[Task instructions] Each line of the data that includes the string "this" is to be copied out.

[Information supplied]
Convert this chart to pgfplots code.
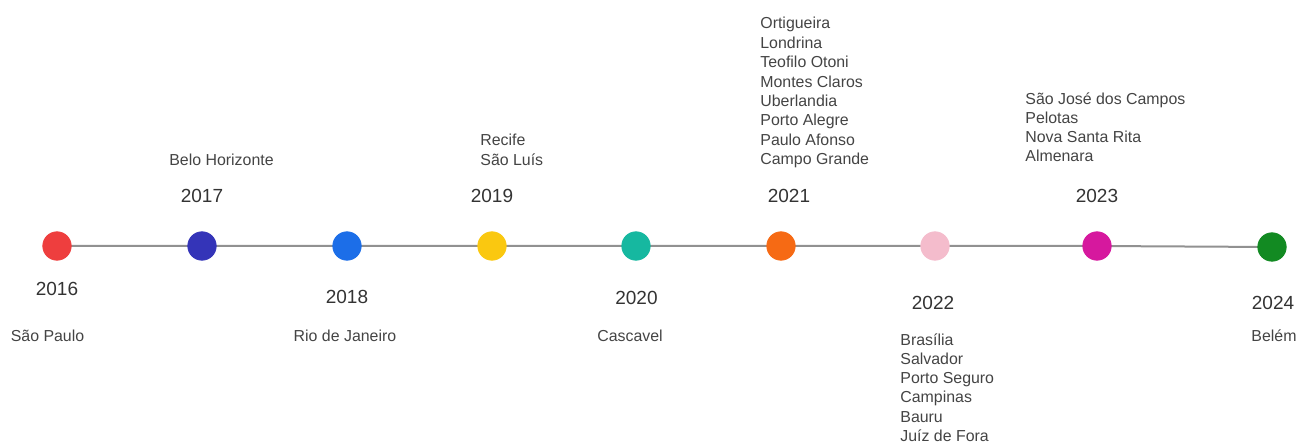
\documentclass[border=0pt]{standalone}
\usepackage{pgfplots}
\pgfplotsset{compat=1.18}
\usepackage{fontspec}
\setmainfont{Liberation Sans}

\definecolor{c2016}{RGB}{238,62,62}
\definecolor{c2017}{RGB}{52,52,184}
\definecolor{c2018}{RGB}{28,110,232}
\definecolor{c2019}{RGB}{250,200,16}
\definecolor{c2020}{RGB}{22,184,160}
\definecolor{c2021}{RGB}{246,106,20}
\definecolor{c2022}{RGB}{244,188,204}
\definecolor{c2023}{RGB}{214,24,158}
\definecolor{c2024}{RGB}{18,138,34}
\definecolor{yeartxt}{RGB}{51,51,51}
\definecolor{citytxt}{RGB}{68,68,68}
\definecolor{linegray}{RGB}{145,145,145}

\newcommand{\yearfont}{\fontsize{9.5}{11}\selectfont\color{yeartxt}}
\newcommand{\cityfont}{\fontsize{7.95}{9.7}\selectfont\color{citytxt}}

\tikzset{
  year/.style={anchor=base, inner sep=0pt, font=\yearfont},
  city/.style={anchor=base west, inner sep=0pt, font=\cityfont},
  cityc/.style={anchor=base, inner sep=0pt, font=\cityfont},
}

\begin{document}
\begin{tikzpicture}
\begin{axis}[
  scale only axis,
  width=649pt, height=222pt,
  xmin=0, xmax=1298,
  ymin=0, ymax=444,
  y dir=reverse,
  hide axis,
  clip=false,
]
% timeline
\addplot[linegray, line width=1pt] coordinates {(57,246) (1097,246) (1272,247)};

% milestones
\addplot[only marks, mark=*, mark size=7.1pt, c2016] coordinates {(57,246)};
\addplot[only marks, mark=*, mark size=7.1pt, c2017] coordinates {(202,246)};
\addplot[only marks, mark=*, mark size=7.1pt, c2018] coordinates {(347,246)};
\addplot[only marks, mark=*, mark size=7.1pt, c2019] coordinates {(492,246)};
\addplot[only marks, mark=*, mark size=7.1pt, c2020] coordinates {(636,246)};
\addplot[only marks, mark=*, mark size=7.1pt, c2021] coordinates {(781,246)};
\addplot[only marks, mark=*, mark size=7.1pt, c2022] coordinates {(935,246)};
\addplot[only marks, mark=*, mark size=7.1pt, c2023] coordinates {(1097,246)};
\addplot[only marks, mark=*, mark size=7.1pt, c2024] coordinates {(1272,247)};

% years
\node[year] at (axis cs:57,296) {2016};
\node[year] at (axis cs:202,203) {2017};
\node[year] at (axis cs:347,304) {2018};
\node[year] at (axis cs:492,203) {2019};
\node[year] at (axis cs:636.5,305) {2020};
\node[year] at (axis cs:789,203) {2021};
\node[year] at (axis cs:933,309) {2022};
\node[year] at (axis cs:1097,203) {2023};
\node[year] at (axis cs:1273,309) {2024};

% cities
\node[cityc] at (axis cs:47.5,341.5) {São Paulo};
\node[cityc] at (axis cs:221.5,166) {Belo Horizonte};
\node[cityc] at (axis cs:345,341.5) {Rio de Janeiro};
\node[city] at (axis cs:480,146) {Recife};
\node[city] at (axis cs:480,166) {São Luís};
\node[cityc] at (axis cs:630,341.5) {Cascavel};

\node[city] at (axis cs:760,29) {Ortigueira};
\node[city] at (axis cs:760,48.4) {Londrina};
\node[city] at (axis cs:760,67.8) {Teofilo Otoni};
\node[city] at (axis cs:760,87.2) {Montes Claros};
\node[city] at (axis cs:760,106.6) {Uberlandia};
\node[city] at (axis cs:760,126) {Porto Alegre};
\node[city] at (axis cs:760,145.4) {Paulo Afonso};
\node[city] at (axis cs:760,164.8) {Campo Grande};

\node[city] at (axis cs:900,345) {Brasília};
\node[city] at (axis cs:900,364.3) {Salvador};
\node[city] at (axis cs:900,383.6) {Porto Seguro};
\node[city] at (axis cs:900,402.9) {Campinas};
\node[city] at (axis cs:900,422.2) {Bauru};
\node[city] at (axis cs:900,441.5) {Juíz de Fora};

\node[city] at (axis cs:1025,105) {São José dos Campos};
\node[city] at (axis cs:1025,123.9) {Pelotas};
\node[city] at (axis cs:1025,142.8) {Nova Santa Rita};
\node[city] at (axis cs:1025,161.7) {Almenara};

\node[cityc] at (axis cs:1274,341.5) {Belém};
\end{axis}
% page is exactly the axis area
\pgfresetboundingbox
\path[use as bounding box] (current axis.south west) rectangle (current axis.north east);
\end{tikzpicture}
\end{document}
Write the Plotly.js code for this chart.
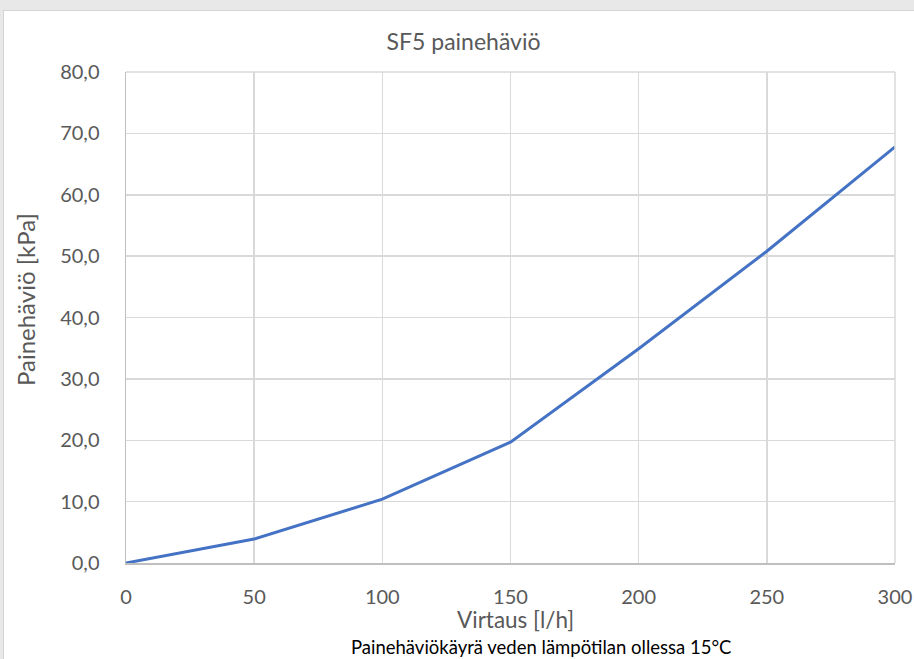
<!DOCTYPE html>
<html>
<head>
<meta charset="utf-8">
<script src="https://cdn.plot.ly/plotly-3.0.1.min.js"></script>
<style>
html,body{margin:0;padding:0;background:#e8e8e8;width:914px;height:659px;overflow:hidden;}
#wrap{position:absolute;left:3px;top:10px;width:911px;height:649px;border-left:1px solid #d4d4d4;border-top:1px solid #d4d4d4;background:#fff;}
#chart{width:910px;height:648px;}
</style>
</head>
<body>
<div id="wrap"><div id="chart"></div></div>
<script>
const flow = [0, 50, 100, 150, 200, 250, 300];
const pressureDrop = [0.0, 3.9, 10.4, 19.7, 34.9, 50.8, 67.8];
const xTicks = [0, 50, 100, 150, 200, 250, 300];
const yTicks = [0, 10, 20, 30, 40, 50, 60, 70, 80];
const chartTitle = "SF5 painehäviö";
const xTitle = "Virtaus [l/h]";
const yTitle = "Painehäviö [kPa]";
const note = "Painehäviökäyrä veden lämpötilan ollessa 15°C";

const font = "Lato, sans-serif";
const grey = "#595959";

Plotly.newPlot("chart", [{
  x: flow, y: pressureDrop, type: "scatter", mode: "lines",
  line: {color: "#4472C4", width: 3}, hoverinfo: "skip"
}], {
  width: 910, height: 648,
  margin: {l: 122, r: 19, t: 61, b: 96},
  paper_bgcolor: "#fff", plot_bgcolor: "#fff",
  separators: ", ",
  showlegend: false,
  font: {family: font, color: grey, size: 19},
  title: {text: chartTitle, font: {family: font, size: 23, color: grey}, x: 0.505, xref: "container", xanchor: "center", y: 0.952, yref: "container", yanchor: "middle"},
  xaxis: {range: [0, 300], tickvals: xTicks, showgrid: true, gridcolor: "#d9d9d9", gridwidth: 1.5,
    showline: true, linecolor: "#bfbfbf", linewidth: 1.5, mirror: false, zeroline: false,
    ticks: "", ticklabelstandoff: 15, tickfont: {size: 20, color: grey}},
  yaxis: {range: [0, 80], tickvals: yTicks, tickformat: ".1f", showgrid: true, gridcolor: "#d9d9d9", gridwidth: 1.5,
    showline: true, linecolor: "#bfbfbf", linewidth: 1.5, zeroline: false,
    ticks: "", ticklabelstandoff: 21, tickfont: {size: 20, color: grey}},
  shapes: [
    {type: "line", xref: "paper", yref: "paper", x0: 0, x1: 1, y0: 1, y1: 1, line: {color: "#d9d9d9", width: 1.5}},
    {type: "line", xref: "paper", yref: "paper", x0: 1, x1: 1, y0: 0, y1: 1, line: {color: "#d9d9d9", width: 1.5}}
  ],
  annotations: [
    {text: xTitle, xref: "paper", yref: "paper", x: 0.506, y: -0.115, xanchor: "center", yanchor: "middle",
      showarrow: false, font: {family: font, size: 22.5, color: grey}},
    {text: yTitle, xref: "paper", yref: "paper", x: -0.1313, y: 0.5356, xanchor: "center", yanchor: "middle",
      textangle: -90, showarrow: false, font: {family: font, size: 24, color: grey}},
    {text: note, xref: "paper", yref: "paper", x: 0.54, y: -0.172, xanchor: "center", yanchor: "middle",
      showarrow: false, font: {family: font, size: 18.5, color: "#000"}}
  ]
}, {displayModeBar: false, staticPlot: true});
</script>
</body>
</html>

[The reply]
Convert this chart to pgfplots code.
Write the Plotly.js code for this chart.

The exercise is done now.